Right, and the implicit point there is that the market cannot solve this problem fully.
Oh, for sure. We have been talking about paid leave for decades in this country. It is clear that without there being a federal program, we will not have universal participation or availability. We’ve been talking about this long enough to know that not every employer wants to offer it, not every employee will be able to take advantage of it or be eligible. The only way to guarantee that it is universally available is to make sure that it is a federal program.
Could states just fill in the gaps, like Colorado, California, and Washington State have?
Well, we know that the states that are least likely to offer it on their own are the states that are likely to have the highest concentration of low-wage workers, and who suffer as a result of not having paid leave.
Worst case scenario: there’s no paid leave in the Build Back Better plan. What’s next?
So, I don’t have a crystal ball. But we’re at a point where there is widespread understanding of the need. If you look at the public demand, it’s off the charts.
There’s hardly an issue you pull on that has such universally high support across party lines, across demographics, across geography. Whether it’s old, young, white, people of color, men, women, with or without children, all the groups that you can think of are supportive of paid leave. It’s not a partisan issue in the public’s mind. And then you look at what’s been happening in Congress and you realize despite all this debate and all the running around, the overall cost of the bill and the partisanship, you don’t hear people speaking against paid leave… it’s no longer a question even among Republicans.
It’s really a question of how we should do it, and how it should be paid for. We have moved the needle so significantly. I can’t even begin to speculate but it is clear to me that we will not stop fighting for paid leave because it is a policy whose time’s come.
There’s been a paradigm shift in this country. And I can remember the days when our culture has made the struggle of juggling caregiving responsibilities and work feel like an individual problem, and if you’re not making it work there’s something wrong with you. You’re not working hard enough or you’re not smart enough or whatever it is. Because we come from a mind of, “Pull yourself up from your bootstraps, and if you work hard the world is yours.”

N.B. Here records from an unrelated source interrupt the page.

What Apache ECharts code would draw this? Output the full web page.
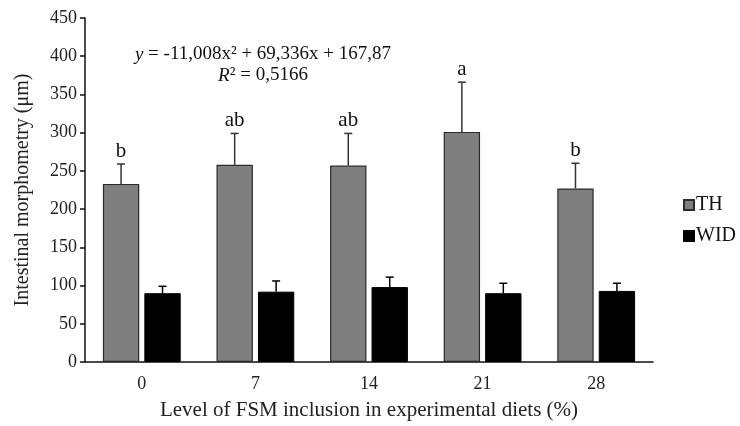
<!DOCTYPE html>
<html>
<head>
<meta charset="utf-8">
<script src="https://cdn.jsdelivr.net/npm/echarts@6/dist/echarts.min.js"></script>
<style>html,body{margin:0;padding:0;background:#fff}#c{width:740px;height:426px}</style>
</head>
<body>
<div id="c"></div>
<script>
const categories = ['0', '7', '14', '21', '28'];
const thValues = [233, 258, 257, 301, 227];
const thErrors = [26, 41, 42, 65, 33];
const thLetters = ['b', 'ab', 'ab', 'a', 'b'];
const widValues = [90, 92, 98, 90, 93];
const widErrors = [9, 14, 13, 13, 10];
const yTicks = {min: 0, max: 450, interval: 50};

const FONT = '"Liberation Serif", "DejaVu Serif", serif';
const BAR_W = 0.32, GAP = 0.14;

function errSeries(values, errors, letters, side, color) {
  return {
    type: 'custom',
    silent: true,
    z: 5,
    data: values.map((v, i) => [i, v, errors[i]]),
    encode: {x: 0, y: 1},
    renderItem: function (params, api) {
      const idx = api.value(0), v = api.value(1), e = api.value(2);
      const base = api.coord([idx, v]);
      const top = api.coord([idx, v + e]);
      const cw = api.size([1, 0])[0];
      const bw = cw * BAR_W, gap = bw * GAP;
      const x = base[0] + side * (bw + gap) / 2;
      const children = [
        {type: 'line', shape: {x1: x, y1: base[1], x2: x, y2: top[1]}, style: {stroke: color, lineWidth: 1.5}},
        {type: 'line', shape: {x1: x - 4, y1: top[1], x2: x + 4, y2: top[1]}, style: {stroke: color, lineWidth: 1.5}}
      ];
      if (letters) {
        children.push({type: 'text', style: {text: letters[params.dataIndex], x: x, y: top[1] - 2,
          align: 'center', verticalAlign: 'bottom', fontSize: 21, fontFamily: FONT, fill: '#111'}});
      }
      return {type: 'group', children: children};
    }
  };
}

const chart = echarts.init(document.getElementById('c'));
chart.setOption({
  animation: false,
  backgroundColor: '#fff',
  grid: {left: 85, right: 87, top: 18, bottom: 64},
  legend: {
    orient: 'vertical', left: 678, top: 190, itemWidth: 10, itemHeight: 10, itemGap: 11,
    icon: 'rect',
    textStyle: {fontFamily: FONT, fontSize: 20, color: '#111', padding: [0, 0, 0, -3]},
    data: ['TH', 'WID']
  },
  xAxis: {
    type: 'category', data: categories,
    axisLine: {lineStyle: {color: '#111', width: 1.5}},
    axisTick: {length: 5, lineStyle: {color: '#111', width: 1.5}},
    axisLabel: {fontFamily: FONT, fontSize: 18, color: '#222', margin: 13},
    name: 'Level of FSM inclusion in experimental diets (%)',
    nameLocation: 'middle', nameGap: 38,
    nameTextStyle: {fontFamily: FONT, fontSize: 21, color: '#222'}
  },
  yAxis: {
    type: 'value', min: yTicks.min, max: yTicks.max, interval: yTicks.interval,
    axisLine: {show: true, lineStyle: {color: '#111', width: 1.5}},
    axisTick: {show: true, length: 5, lineStyle: {color: '#111', width: 1.5}},
    splitLine: {show: false},
    axisLabel: {fontFamily: FONT, fontSize: 18, color: '#222', margin: 8},
    name: 'Intestinal morphometry (μm)',
    nameLocation: 'middle', nameGap: 52,
    nameTextStyle: {fontFamily: FONT, fontSize: 20, color: '#222'}
  },
  graphic: [{
    type: 'text', x: 263, y: 65, z: 10,
    style: {
      text: '{i|y} = -11,008x² + 69,336x + 167,87\n{i|R}² = 0,5166',
      align: 'center', verticalAlign: 'middle',
      fontSize: 19, fontFamily: FONT, fill: '#111', lineHeight: 21,
      rich: {i: {fontStyle: 'italic', fontSize: 19, fontFamily: FONT, fill: '#111'}}
    }
  }],
  series: [
    {name: 'TH', type: 'bar', data: thValues, barWidth: (BAR_W * 100) + '%', barGap: (GAP * 100) + '%',
      itemStyle: {color: '#7f7f7f', borderColor: '#2a2a2a', borderWidth: 1.2}},
    {name: 'WID', type: 'bar', data: widValues, barWidth: (BAR_W * 100) + '%',
      itemStyle: {color: '#000', borderColor: '#000', borderWidth: 1}},
    errSeries(thValues, thErrors, thLetters, -1, '#333'),
    errSeries(widValues, widErrors, null, 1, '#000')
  ]
});
</script>
</body>
</html>
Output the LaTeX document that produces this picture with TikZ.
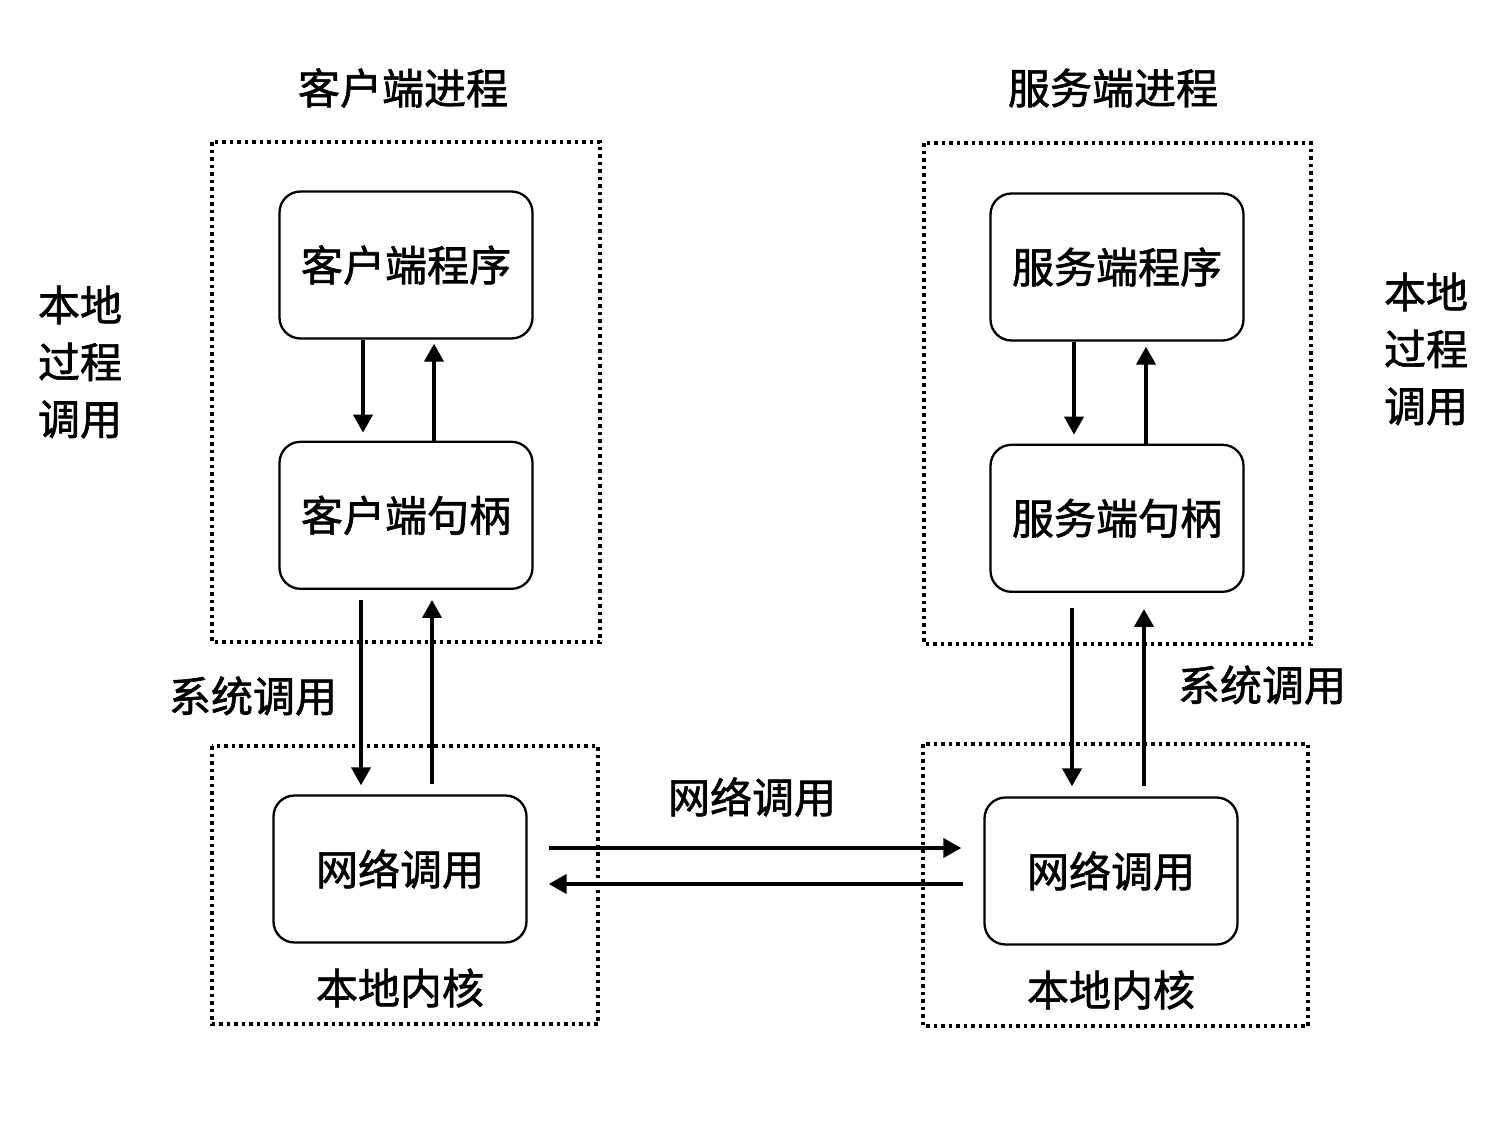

I think that there’s an appreciation of the fact that life gets all of us. No matter how hard you work, people get sick, accidents happen, tragedies, cancer, pandemics. Myriad things happen in the course of all of our lives when we need some time. And that’s something that is true whether you are pulling yourself up from your bootstraps or not.
And it just makes sense to not punish people for life.
Right. Not to punish people for life. In this country, we have devalued caregiving. We have done that that partly because from our beginning, we viewed it as the work of either women or people of color. To the extent that we don’t put policies or resources behind caregiving and create a meaningful infrastructure to support it, then we are still devaluing caregiving and in effect devalue women and people of color and that’s discrimination. That’s racism and sexism, plain and simple.